In Berlin trainieren auf der Sportanlage des VfV Spandau neben Swasiland auch noch Sportler aus dem Senegal. Beim AC Berlin sind die Mannschaften aus Gambia, Guinea und Togo zu Gast. „Wir haben genau ausgewählt, welche Vereine als Gastgeber infrage kommen“, erklärt Ralph Mouchbahani. Schon vor knapp drei Jahren forderte der Deutsche Leichtathletik-Verband (DLV) seine Vereine auf, sich zu bewerben.

Der VfV Spandau profitiert auch von dem Programm. Die Tartanbahn ist erweitert und erneuert worden, die elektronische Zeitmessanlage auf den technisch neuesten Stand gebracht, und jetzt verfügen die Spandauer sogar über einen Raum für Krafttraining und Massage. Zudem gilt das Hakenfelder Stadion nach nun offiziell als behindertengerecht. „Ohne die Beteiligung an dem Programm wäre das alles nicht passiert“, freut sich Farina Klüver, Jugendtrainerin beim VfV.

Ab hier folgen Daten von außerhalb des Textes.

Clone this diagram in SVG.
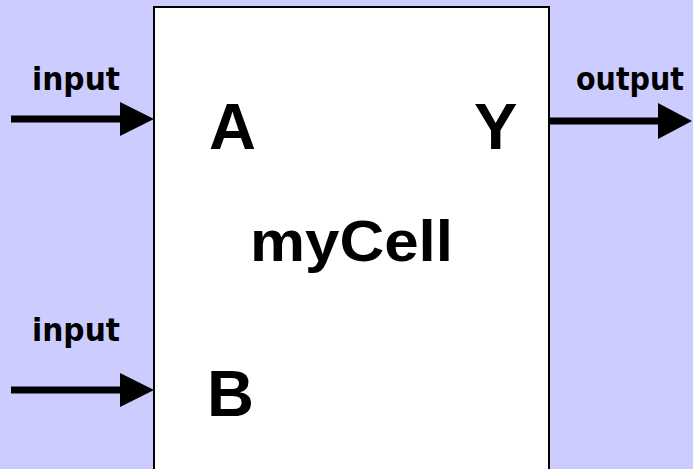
<svg xmlns="http://www.w3.org/2000/svg" width="693" height="469" viewBox="0 0 693 469">
  <defs>
    <style>
      .lbl { font-family: "Liberation Sans", Arial, sans-serif; font-weight: bold; fill: #000; }
      .pin { font-size: 65px; }
      .port { font-family: "DejaVu Sans", Verdana, sans-serif; font-weight: bold; font-size: 32px; fill: #000; }
      .wire { stroke: #000; stroke-width: 7; fill: none; }
      .head { fill: #000; }
    </style>
  </defs>
  <rect width="693" height="469" fill="#ccccff"/>

  <g id="cell">
    <rect x="154" y="7" width="395" height="470" fill="#ffffff" stroke="#000" stroke-width="2"/>
    <text class="lbl pin" x="209" y="149">A</text>
    <text class="lbl pin" x="474" y="149">Y</text>
    <text class="lbl pin" x="207" y="416">B</text>
    <text class="lbl" x="250" y="261" font-size="58" textLength="203" lengthAdjust="spacingAndGlyphs">myCell</text>
  </g>

  <g id="port-labels">
    <text class="port" x="32" y="90" textLength="88" lengthAdjust="spacingAndGlyphs">input</text>
    <text class="port" x="32" y="341" textLength="88" lengthAdjust="spacingAndGlyphs">input</text>
    <text class="port" x="576" y="90" font-size="30" textLength="108" lengthAdjust="spacingAndGlyphs">output</text>
  </g>

  <g id="connectors">
    <line class="wire" x1="11" y1="119" x2="122" y2="119"/>
    <polygon class="head" points="120,102 154,119 120,136"/>
    <line class="wire" x1="11" y1="390" x2="122" y2="390"/>
    <polygon class="head" points="120,373 154,390 120,407"/>
    <line class="wire" x1="549" y1="121" x2="660" y2="121"/>
    <polygon class="head" points="658,103 692,121 658,139"/>
  </g>
</svg>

Derweil trainieren Dlamini und Matsenjwa weiter kräftig an ihrer Starttechnik. Die gilt es zu verbessern. „Das kriegen wir hin“, erklärt der 30-jährige Coach Mabuza ganz optimistisch. Sie haben ja noch Zeit. Am 18. und 19. August treten die Athleten zu ihren 200-Meter-Vorläufen im Olympiastadion an. Es wird das erste Mal sein, dass die beiden Sprinter aus Swasiland über die blaue Bahn spurten. Darauf freuen sie sich schon jetzt. „Wir haben das Olympiastadion ja nur von oben aus dem Flugzeug gesehen. Wenn wir drin sind, dann laufen wir für Swasiland“, erklärt der 21-jährige Student Matsenjwa.

Seine Bestzeit liegt bei 22,40 Sekunden. Das sind mehr als drei Sekunden über den Weltrekord. Matsenjwa wird im Vorlauf ausscheiden, sich aber dennoch als ein echter Gewinner dieser Weltmeisterschaft fühlen. Und das hat auch ziemlich viel mit dem VFV Spandau zu tun.